Beyond the Horizon: A Personal Take on Rockstar’s Crossroads
Here’s where I diverge from the pessimism. Yes, the wait is agonizing. Yes, Red Dead fans might age into retirement before saddling up again. But Rockstar’s glacial pace stems from ambition, not apathy. GTA 6’s delay likely salvages its quality, preventing a broken launch. And while RDR3’s 2031 ETA feels dystopian, it offers unexpected silver linings. Emerging technologies like AI-driven NPCs or photorealistic physics engines could revolutionize the frontier saga by then. Imagine a Red Dead world where every townie has a procedurally generated backstory—or where blizzards dynamically alter ecosystems. The extra years might birth something transcendent, not just iterative.

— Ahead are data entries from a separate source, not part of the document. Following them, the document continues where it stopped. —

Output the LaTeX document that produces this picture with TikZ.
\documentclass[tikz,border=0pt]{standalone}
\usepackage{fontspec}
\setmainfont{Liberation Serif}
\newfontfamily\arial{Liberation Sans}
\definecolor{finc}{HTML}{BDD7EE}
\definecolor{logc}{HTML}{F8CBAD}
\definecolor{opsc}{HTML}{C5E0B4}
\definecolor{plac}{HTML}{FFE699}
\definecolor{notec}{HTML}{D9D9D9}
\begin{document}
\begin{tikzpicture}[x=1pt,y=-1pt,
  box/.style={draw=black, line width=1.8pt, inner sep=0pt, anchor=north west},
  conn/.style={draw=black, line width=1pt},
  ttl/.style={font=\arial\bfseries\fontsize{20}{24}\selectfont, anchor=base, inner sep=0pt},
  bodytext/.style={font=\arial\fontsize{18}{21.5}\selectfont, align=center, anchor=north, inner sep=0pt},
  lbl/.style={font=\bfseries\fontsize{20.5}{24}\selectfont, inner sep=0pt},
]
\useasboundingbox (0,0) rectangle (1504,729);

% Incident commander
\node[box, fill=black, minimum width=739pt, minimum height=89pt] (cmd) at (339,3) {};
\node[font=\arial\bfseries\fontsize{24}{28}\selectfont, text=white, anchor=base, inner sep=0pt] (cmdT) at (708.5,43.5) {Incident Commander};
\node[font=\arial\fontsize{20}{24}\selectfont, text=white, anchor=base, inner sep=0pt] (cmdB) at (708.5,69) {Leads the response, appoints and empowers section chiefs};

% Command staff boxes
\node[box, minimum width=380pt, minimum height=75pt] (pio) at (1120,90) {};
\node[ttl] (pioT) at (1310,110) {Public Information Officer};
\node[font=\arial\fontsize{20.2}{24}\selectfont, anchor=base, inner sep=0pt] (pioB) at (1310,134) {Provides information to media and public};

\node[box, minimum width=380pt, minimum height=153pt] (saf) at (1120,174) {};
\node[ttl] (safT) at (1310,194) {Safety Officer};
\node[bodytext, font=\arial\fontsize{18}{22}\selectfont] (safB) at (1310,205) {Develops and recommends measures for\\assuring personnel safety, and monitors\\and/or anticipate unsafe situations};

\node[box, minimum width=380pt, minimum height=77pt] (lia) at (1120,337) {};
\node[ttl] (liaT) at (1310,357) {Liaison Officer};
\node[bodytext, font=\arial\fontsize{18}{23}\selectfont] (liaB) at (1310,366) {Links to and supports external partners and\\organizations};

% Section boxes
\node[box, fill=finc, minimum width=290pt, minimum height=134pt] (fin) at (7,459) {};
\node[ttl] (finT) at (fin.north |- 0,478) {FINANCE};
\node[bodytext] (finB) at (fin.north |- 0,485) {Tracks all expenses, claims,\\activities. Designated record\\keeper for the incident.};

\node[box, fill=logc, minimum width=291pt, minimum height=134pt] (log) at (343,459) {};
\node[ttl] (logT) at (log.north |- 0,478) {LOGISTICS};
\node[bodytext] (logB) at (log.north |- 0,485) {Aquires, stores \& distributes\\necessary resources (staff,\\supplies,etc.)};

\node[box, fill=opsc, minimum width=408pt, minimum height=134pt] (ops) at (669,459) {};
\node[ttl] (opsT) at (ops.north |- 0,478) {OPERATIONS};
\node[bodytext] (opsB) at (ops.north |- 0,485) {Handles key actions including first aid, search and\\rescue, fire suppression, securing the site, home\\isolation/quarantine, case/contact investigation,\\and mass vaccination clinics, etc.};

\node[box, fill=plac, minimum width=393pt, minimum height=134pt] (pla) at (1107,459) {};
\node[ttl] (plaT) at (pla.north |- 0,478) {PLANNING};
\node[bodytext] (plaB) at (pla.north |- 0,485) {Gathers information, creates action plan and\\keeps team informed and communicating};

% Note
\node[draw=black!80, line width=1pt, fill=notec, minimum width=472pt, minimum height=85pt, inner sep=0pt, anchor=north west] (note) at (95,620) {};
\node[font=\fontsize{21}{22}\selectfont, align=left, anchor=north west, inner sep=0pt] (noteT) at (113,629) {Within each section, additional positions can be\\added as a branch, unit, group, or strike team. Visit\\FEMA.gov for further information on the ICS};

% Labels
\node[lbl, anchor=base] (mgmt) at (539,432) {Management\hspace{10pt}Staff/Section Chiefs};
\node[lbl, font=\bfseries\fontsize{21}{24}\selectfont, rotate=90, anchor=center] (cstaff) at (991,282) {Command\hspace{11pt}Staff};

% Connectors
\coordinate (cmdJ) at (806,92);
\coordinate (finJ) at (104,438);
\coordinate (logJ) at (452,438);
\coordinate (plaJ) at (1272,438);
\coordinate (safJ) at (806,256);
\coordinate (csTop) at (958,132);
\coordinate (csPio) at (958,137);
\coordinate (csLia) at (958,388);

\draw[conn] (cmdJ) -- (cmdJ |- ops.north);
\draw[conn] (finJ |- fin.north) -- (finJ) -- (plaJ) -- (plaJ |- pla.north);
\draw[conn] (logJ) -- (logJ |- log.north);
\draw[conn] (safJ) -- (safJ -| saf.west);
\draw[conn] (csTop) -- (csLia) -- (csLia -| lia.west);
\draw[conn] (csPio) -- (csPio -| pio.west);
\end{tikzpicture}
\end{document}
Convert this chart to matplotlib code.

Still, I’d trade a sliver of that innovation for urgency. Rockstar’s "one game per decade" model risks alienating fans who crave variety. Why not delegate Red Dead to a trusted satellite studio? Or revive cult classics like Bully between tentpoles? The studio’s vault of IPs gathers dust while players twiddle thumbs. My hope? That GTA 6’s success funds parallel pipelines, letting us explore multiple worlds without decade-long droughts. Until then, we wait—gritting our teeth through trailer rewatches and counting down to May 2026.
Ultimately, the Grand Theft Auto 6 delay isn’t just a calendar shuffle. It’s a tectonic shift that resets expectations for every Rockstar title to follow. For Red Dead Redemption loyalists, patience isn’t merely a virtue—it’s an intergenerational commitment.